The need to take additional debt relief measures will be reassessed in 2032. Should an unexpectedly adverse scenario materialise by then, the eurogroup could put in place a further re-profiling, capping and deferral of interest rates of ESFS loans to create the conditions for Greece to meet the gross financial needs long-term benchmark (20% of GDP).

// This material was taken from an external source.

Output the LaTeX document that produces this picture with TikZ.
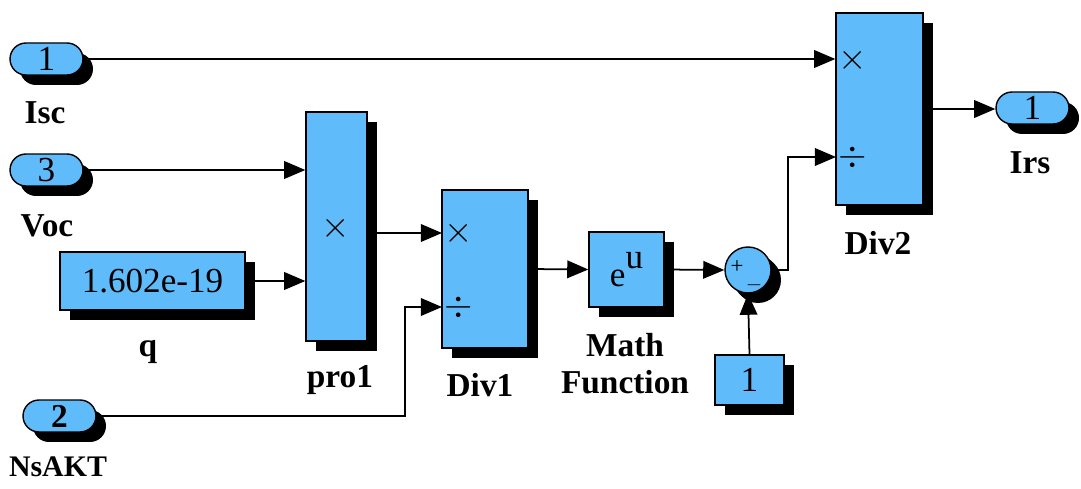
\documentclass[tikz,border=0pt]{standalone}
\usepackage{fontspec}
\setmainfont{Liberation Serif}
\newfontfamily\blkfont{Liberation Serif}
\usetikzlibrary{arrows.meta,shadows}
\definecolor{simblue}{RGB}{96,187,250}

\tikzset{
  blk/.style={draw=black, line width=0.8pt, fill=simblue, inner sep=0pt,
    font=\blkfont\fontsize{20}{21}\selectfont,
    drop shadow={shadow xshift=0.2cm, shadow yshift=-0.2cm, fill=black, opacity=1}},
  port/.style={blk, rounded corners=0.32cm, minimum width=1.46cm, minimum height=0.64cm},
  lbl/.style={font=\fontsize{19}{21}\selectfont\bfseries, align=center},
  sym/.style={font=\fontsize{22}{22}\selectfont, inner sep=0pt},
  sig/.style={-{Triangle[length=12pt,width=10pt]}, line width=1pt}
}

\begin{document}
\begin{tikzpicture}[x=0.02cm, y=-0.02cm]
  \useasboundingbox (0,0) rectangle (1081,489);

  % inputs
  \node[port] (in1) at (46.5,59) {1};
  \node[port] (in3) at (46.5,170) {3};
  \node[port, font=\blkfont\fontsize{19}{20}\selectfont\bfseries] (in2) at (59.5,416) {2};
  \node[blk, minimum width=3.7cm, minimum height=1.16cm] (q) at (152.5,281) {1.602e-19};

  \node[lbl] (lIsc) at (45,113) {Isc};
  \node[lbl] (lVoc) at (47,226) {Voc};
  \node[lbl] (lq) at (148,352) {q};
  \node[lbl, font=\fontsize{17}{19}\selectfont\bfseries] (lNsAKT) at (58,467) {NsAKT};

  % blocks
  \node[blk, minimum width=1.22cm, minimum height=4.58cm] (pro1) at (336.5,226.5) {};
  \node[sym] (pro1x) at (336,228) {$\times$};
  \node[lbl] (lpro1) at (340,380) {pro1};

  \node[blk, minimum width=1.72cm, minimum height=3.16cm] (div1) at (485,269) {};
  \node[sym] (div1x) at (459,233) {$\times$};
  \node[sym] (div1d) at (459,307) {$\div$};
  \node[lbl] (ldiv1) at (480,385) {Div1};
  \coordinate (div1a) at (442,233);
  \coordinate (div1b) at (442,307);

  \node[blk, minimum width=1.5cm, minimum height=1.5cm] (math) at (626.5,269.5) {e\raisebox{1.1ex}{u}};
  \node[lbl] (lmath) at (625,364) {Math\\Function};

  \node[blk, circle, minimum size=0.92cm,
    drop shadow={shadow xshift=0.16cm, shadow yshift=-0.16cm, fill=black, opacity=1}] (sum) at (748,270) {};
  \node[sym, font=\fontsize{13}{13}\selectfont] (sump) at (737,267) {+};
  \node[sym, font=\fontsize{13}{13}\selectfont] (summ) at (754,285) {$-$};

  \node[blk, minimum width=1.38cm, minimum height=1cm] (one) at (749.5,380) {1};

  \node[blk, minimum width=1.74cm, minimum height=3.84cm] (div2) at (879.5,109) {};
  \node[sym] (div2x) at (853,60) {$\times$};
  \node[sym] (div2d) at (853,157) {$\div$};
  \node[lbl] (ldiv2) at (878,243) {Div2};
  \coordinate (div2b) at (836,157);

  \node[port] (out1) at (1032.5,108) {1};
  \node[lbl] (lIrs) at (1030,163) {Irs};

  % signals
  \coordinate (bend) at (405,307);
  \draw[sig] (in1.east) -- (in1.east -| div2.west);
  \draw[sig] (in3.east) -- (in3.east -| pro1.west);
  \draw[sig] (q.east) -- (q.east -| pro1.west);
  \draw[sig] (pro1.east |- div1a) -- (div1a);
  \draw[sig] (in2.east) -| (bend) |- (div1b);
  \draw[sig] (div1.east) -- (math.west);
  \draw[sig] (math.east) -- (sum.west);
  \draw[sig] (one.north) -- (sum.south);
  \draw[sig] (sum.east) -- ++(16,0) |- (div2b);
  \draw[sig] (div2.east) -- (div2.east -| out1.west);
\end{tikzpicture}
\end{document}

The Greek case should fade from the headlines for some time

The agreement on the completion of the Greek programme is certainly good news. To be sure, it does not bring a once-and-for-all solution to the Greek debt problem. But it should ensure an effective hedge against the resurgence of Greek risk for a number of years. The post-programme governance keeps a substantial degree of conditionality on the completion of planned reforms, and the Greek government’s growth strategy seems to show a growing sense of ownership of realised and ongoing reforms. Fiscal targets remain ambitious, and the Greek commitment to keep the primary surplus at 3.5% of GDP until 2022, and, most notably, at 2.2% of GDP from 2023 to 2060, looks liable to future downward revisions. Still, the available cash buffer seems big enough to accommodate a gradual return of Greece to the market without excessive external pressure. A favourable environment for the Greek government to work hard at returning the country to a renewed, financially sound footing.  

It's now time for the European institutions and political leaders to concentrate on the reform of the entire European project: creaks in the building need quick fixing, not only on the Greek side.